WHAT IS REQUIRED> Make an exact copy of the lines, leaving the pictures out.

Entries with chart source code:
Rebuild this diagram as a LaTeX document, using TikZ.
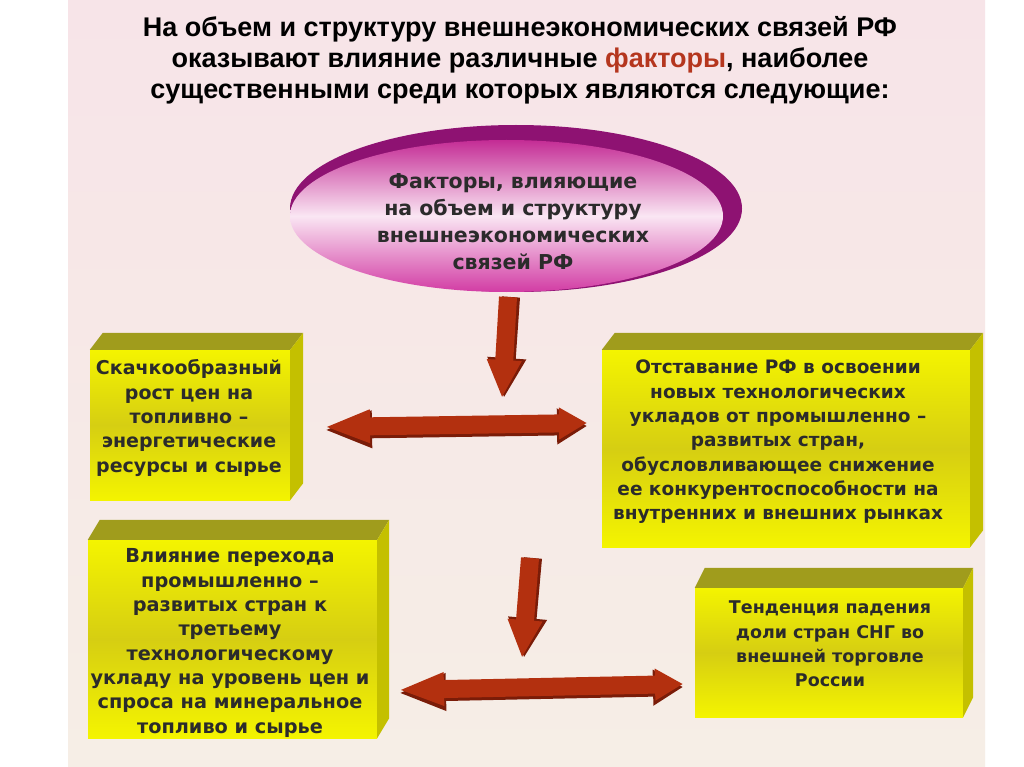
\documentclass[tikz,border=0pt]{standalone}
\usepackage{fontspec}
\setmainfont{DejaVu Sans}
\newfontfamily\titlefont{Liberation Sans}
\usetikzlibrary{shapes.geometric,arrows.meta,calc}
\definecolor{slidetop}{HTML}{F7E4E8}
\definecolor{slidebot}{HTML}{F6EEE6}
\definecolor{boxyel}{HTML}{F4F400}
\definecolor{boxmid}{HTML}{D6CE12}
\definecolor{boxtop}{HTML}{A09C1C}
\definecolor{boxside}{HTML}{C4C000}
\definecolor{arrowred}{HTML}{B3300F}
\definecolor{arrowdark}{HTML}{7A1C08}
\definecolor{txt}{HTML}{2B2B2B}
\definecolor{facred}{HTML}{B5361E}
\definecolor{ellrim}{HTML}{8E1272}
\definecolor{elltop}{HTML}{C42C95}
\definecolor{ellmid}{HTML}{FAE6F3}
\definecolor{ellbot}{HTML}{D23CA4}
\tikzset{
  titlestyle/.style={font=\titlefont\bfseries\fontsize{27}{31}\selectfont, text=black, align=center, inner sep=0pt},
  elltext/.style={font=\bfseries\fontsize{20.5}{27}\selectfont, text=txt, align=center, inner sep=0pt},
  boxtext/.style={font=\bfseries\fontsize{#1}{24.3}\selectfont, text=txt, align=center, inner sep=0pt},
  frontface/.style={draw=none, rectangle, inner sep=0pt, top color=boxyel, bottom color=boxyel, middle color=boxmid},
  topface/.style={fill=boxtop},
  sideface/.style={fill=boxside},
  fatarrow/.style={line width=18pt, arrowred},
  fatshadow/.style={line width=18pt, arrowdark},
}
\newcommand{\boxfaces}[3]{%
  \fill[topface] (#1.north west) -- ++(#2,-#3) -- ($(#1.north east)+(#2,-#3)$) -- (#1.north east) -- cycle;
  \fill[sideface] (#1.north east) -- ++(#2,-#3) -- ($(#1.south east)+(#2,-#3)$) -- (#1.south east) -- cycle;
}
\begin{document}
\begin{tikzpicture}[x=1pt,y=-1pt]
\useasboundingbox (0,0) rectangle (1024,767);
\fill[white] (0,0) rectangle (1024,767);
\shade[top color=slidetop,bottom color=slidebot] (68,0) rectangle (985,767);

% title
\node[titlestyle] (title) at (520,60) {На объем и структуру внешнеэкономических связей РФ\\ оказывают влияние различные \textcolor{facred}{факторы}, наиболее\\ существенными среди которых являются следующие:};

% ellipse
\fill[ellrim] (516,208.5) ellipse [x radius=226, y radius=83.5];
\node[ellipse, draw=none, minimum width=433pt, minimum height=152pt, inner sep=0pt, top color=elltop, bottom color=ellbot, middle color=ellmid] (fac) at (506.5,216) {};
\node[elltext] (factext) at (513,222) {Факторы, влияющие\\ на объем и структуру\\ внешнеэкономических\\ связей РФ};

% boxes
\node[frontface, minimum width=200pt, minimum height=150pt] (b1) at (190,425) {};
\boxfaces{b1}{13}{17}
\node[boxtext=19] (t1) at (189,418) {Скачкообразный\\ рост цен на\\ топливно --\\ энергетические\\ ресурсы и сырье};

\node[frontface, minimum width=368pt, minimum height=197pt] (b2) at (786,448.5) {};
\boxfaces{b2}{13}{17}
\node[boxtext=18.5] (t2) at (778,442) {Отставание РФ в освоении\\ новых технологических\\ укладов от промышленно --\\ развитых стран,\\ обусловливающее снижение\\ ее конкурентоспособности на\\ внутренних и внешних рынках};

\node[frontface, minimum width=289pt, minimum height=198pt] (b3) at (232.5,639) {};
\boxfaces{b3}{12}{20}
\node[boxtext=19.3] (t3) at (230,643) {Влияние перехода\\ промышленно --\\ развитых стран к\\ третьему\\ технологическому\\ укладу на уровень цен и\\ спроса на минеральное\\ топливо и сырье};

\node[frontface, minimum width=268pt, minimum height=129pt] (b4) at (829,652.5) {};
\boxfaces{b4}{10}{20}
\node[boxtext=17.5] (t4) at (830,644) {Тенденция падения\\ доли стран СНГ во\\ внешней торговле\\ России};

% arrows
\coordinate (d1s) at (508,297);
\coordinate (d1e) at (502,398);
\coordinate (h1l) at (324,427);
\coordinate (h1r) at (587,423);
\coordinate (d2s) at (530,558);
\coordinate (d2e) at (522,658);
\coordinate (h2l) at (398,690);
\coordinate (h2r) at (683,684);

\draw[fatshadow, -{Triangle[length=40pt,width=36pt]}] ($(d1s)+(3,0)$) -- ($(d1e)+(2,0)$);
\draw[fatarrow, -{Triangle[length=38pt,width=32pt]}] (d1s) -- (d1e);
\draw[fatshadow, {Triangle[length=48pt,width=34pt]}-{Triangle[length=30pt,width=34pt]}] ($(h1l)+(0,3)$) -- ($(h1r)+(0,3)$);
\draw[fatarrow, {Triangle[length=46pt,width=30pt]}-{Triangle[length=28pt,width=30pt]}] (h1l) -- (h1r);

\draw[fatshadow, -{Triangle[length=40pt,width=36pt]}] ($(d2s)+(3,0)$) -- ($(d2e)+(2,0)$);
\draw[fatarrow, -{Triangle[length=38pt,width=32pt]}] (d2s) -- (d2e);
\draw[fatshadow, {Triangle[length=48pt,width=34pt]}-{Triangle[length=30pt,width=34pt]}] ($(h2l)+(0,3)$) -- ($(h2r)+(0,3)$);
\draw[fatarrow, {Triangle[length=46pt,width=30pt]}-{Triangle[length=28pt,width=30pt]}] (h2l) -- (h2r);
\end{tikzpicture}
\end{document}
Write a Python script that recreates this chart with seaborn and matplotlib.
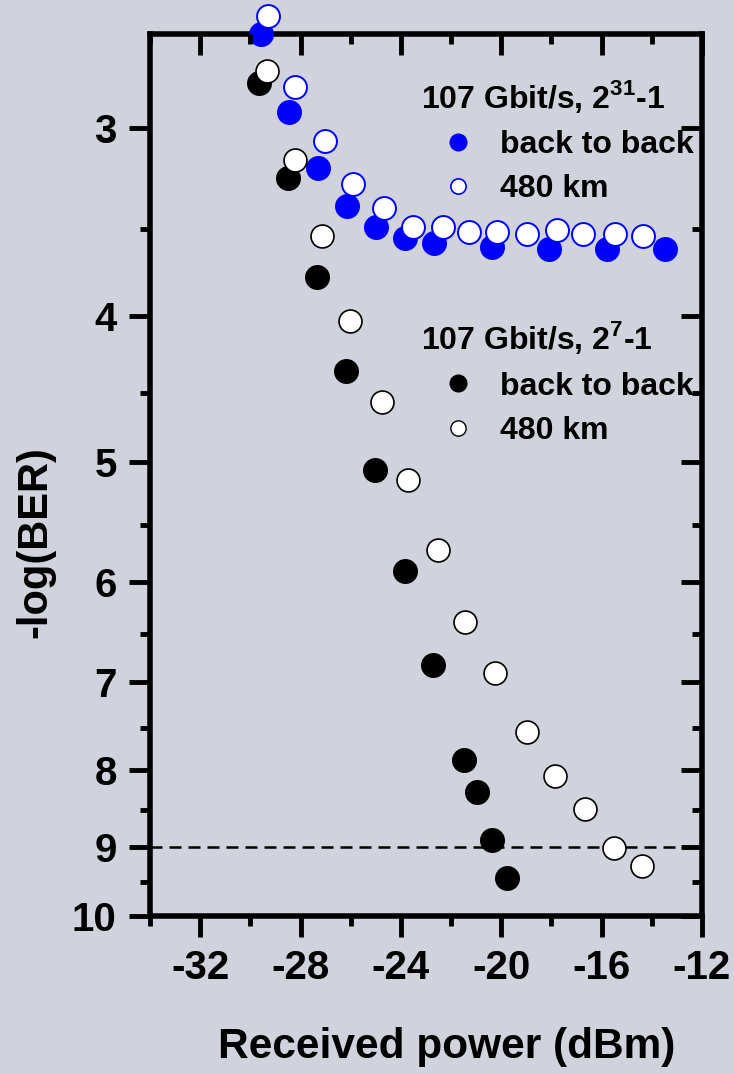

THE OUTPUT>
Rebuild this diagram as a LaTeX document, using TikZ.
\documentclass[tikz,border=0pt]{standalone}
\usepackage{fontspec}
\setmainfont{DejaVu Sans}
\newfontfamily\titlefont{Liberation Sans}
\usetikzlibrary{shapes.geometric,arrows.meta,calc}
\definecolor{slidetop}{HTML}{F7E4E8}
\definecolor{slidebot}{HTML}{F6EEE6}
\definecolor{boxyel}{HTML}{F4F400}
\definecolor{boxmid}{HTML}{D6CE12}
\definecolor{boxtop}{HTML}{A09C1C}
\definecolor{boxside}{HTML}{C4C000}
\definecolor{arrowred}{HTML}{B3300F}
\definecolor{arrowdark}{HTML}{7A1C08}
\definecolor{txt}{HTML}{2B2B2B}
\definecolor{facred}{HTML}{B5361E}
\definecolor{ellrim}{HTML}{8E1272}
\definecolor{elltop}{HTML}{C42C95}
\definecolor{ellmid}{HTML}{FAE6F3}
\definecolor{ellbot}{HTML}{D23CA4}
\tikzset{
  titlestyle/.style={font=\titlefont\bfseries\fontsize{27}{31}\selectfont, text=black, align=center, inner sep=0pt},
  elltext/.style={font=\bfseries\fontsize{20.5}{27}\selectfont, text=txt, align=center, inner sep=0pt},
  boxtext/.style={font=\bfseries\fontsize{#1}{24.3}\selectfont, text=txt, align=center, inner sep=0pt},
  frontface/.style={draw=none, rectangle, inner sep=0pt, top color=boxyel, bottom color=boxyel, middle color=boxmid},
  topface/.style={fill=boxtop},
  sideface/.style={fill=boxside},
  fatarrow/.style={line width=18pt, arrowred},
  fatshadow/.style={line width=18pt, arrowdark},
}
\newcommand{\boxfaces}[3]{%
  \fill[topface] (#1.north west) -- ++(#2,-#3) -- ($(#1.north east)+(#2,-#3)$) -- (#1.north east) -- cycle;
  \fill[sideface] (#1.north east) -- ++(#2,-#3) -- ($(#1.south east)+(#2,-#3)$) -- (#1.south east) -- cycle;
}
\begin{document}
\begin{tikzpicture}[x=1pt,y=-1pt]
\useasboundingbox (0,0) rectangle (1024,767);
\fill[white] (0,0) rectangle (1024,767);
\shade[top color=slidetop,bottom color=slidebot] (68,0) rectangle (985,767);

% title
\node[titlestyle] (title) at (520,60) {На объем и структуру внешнеэкономических связей РФ\\ оказывают влияние различные \textcolor{facred}{факторы}, наиболее\\ существенными среди которых являются следующие:};

% ellipse
\fill[ellrim] (516,208.5) ellipse [x radius=226, y radius=83.5];
\node[ellipse, draw=none, minimum width=433pt, minimum height=152pt, inner sep=0pt, top color=elltop, bottom color=ellbot, middle color=ellmid] (fac) at (506.5,216) {};
\node[elltext] (factext) at (513,222) {Факторы, влияющие\\ на объем и структуру\\ внешнеэкономических\\ связей РФ};

% boxes
\node[frontface, minimum width=200pt, minimum height=150pt] (b1) at (190,425) {};
\boxfaces{b1}{13}{17}
\node[boxtext=19] (t1) at (189,418) {Скачкообразный\\ рост цен на\\ топливно --\\ энергетические\\ ресурсы и сырье};

\node[frontface, minimum width=368pt, minimum height=197pt] (b2) at (786,448.5) {};
\boxfaces{b2}{13}{17}
\node[boxtext=18.5] (t2) at (778,442) {Отставание РФ в освоении\\ новых технологических\\ укладов от промышленно --\\ развитых стран,\\ обусловливающее снижение\\ ее конкурентоспособности на\\ внутренних и внешних рынках};

\node[frontface, minimum width=289pt, minimum height=198pt] (b3) at (232.5,639) {};
\boxfaces{b3}{12}{20}
\node[boxtext=19.3] (t3) at (230,643) {Влияние перехода\\ промышленно --\\ развитых стран к\\ третьему\\ технологическому\\ укладу на уровень цен и\\ спроса на минеральное\\ топливо и сырье};

\node[frontface, minimum width=268pt, minimum height=129pt] (b4) at (829,652.5) {};
\boxfaces{b4}{10}{20}
\node[boxtext=17.5] (t4) at (830,644) {Тенденция падения\\ доли стран СНГ во\\ внешней торговле\\ России};

% arrows
\coordinate (d1s) at (508,297);
\coordinate (d1e) at (502,398);
\coordinate (h1l) at (324,427);
\coordinate (h1r) at (587,423);
\coordinate (d2s) at (530,558);
\coordinate (d2e) at (522,658);
\coordinate (h2l) at (398,690);
\coordinate (h2r) at (683,684);

\draw[fatshadow, -{Triangle[length=40pt,width=36pt]}] ($(d1s)+(3,0)$) -- ($(d1e)+(2,0)$);
\draw[fatarrow, -{Triangle[length=38pt,width=32pt]}] (d1s) -- (d1e);
\draw[fatshadow, {Triangle[length=48pt,width=34pt]}-{Triangle[length=30pt,width=34pt]}] ($(h1l)+(0,3)$) -- ($(h1r)+(0,3)$);
\draw[fatarrow, {Triangle[length=46pt,width=30pt]}-{Triangle[length=28pt,width=30pt]}] (h1l) -- (h1r);

\draw[fatshadow, -{Triangle[length=40pt,width=36pt]}] ($(d2s)+(3,0)$) -- ($(d2e)+(2,0)$);
\draw[fatarrow, -{Triangle[length=38pt,width=32pt]}] (d2s) -- (d2e);
\draw[fatshadow, {Triangle[length=48pt,width=34pt]}-{Triangle[length=30pt,width=34pt]}] ($(h2l)+(0,3)$) -- ($(h2r)+(0,3)$);
\draw[fatarrow, {Triangle[length=46pt,width=30pt]}-{Triangle[length=28pt,width=30pt]}] (h2l) -- (h2r);
\end{tikzpicture}
\end{document}
Write a Python script that recreates this chart with seaborn and matplotlib.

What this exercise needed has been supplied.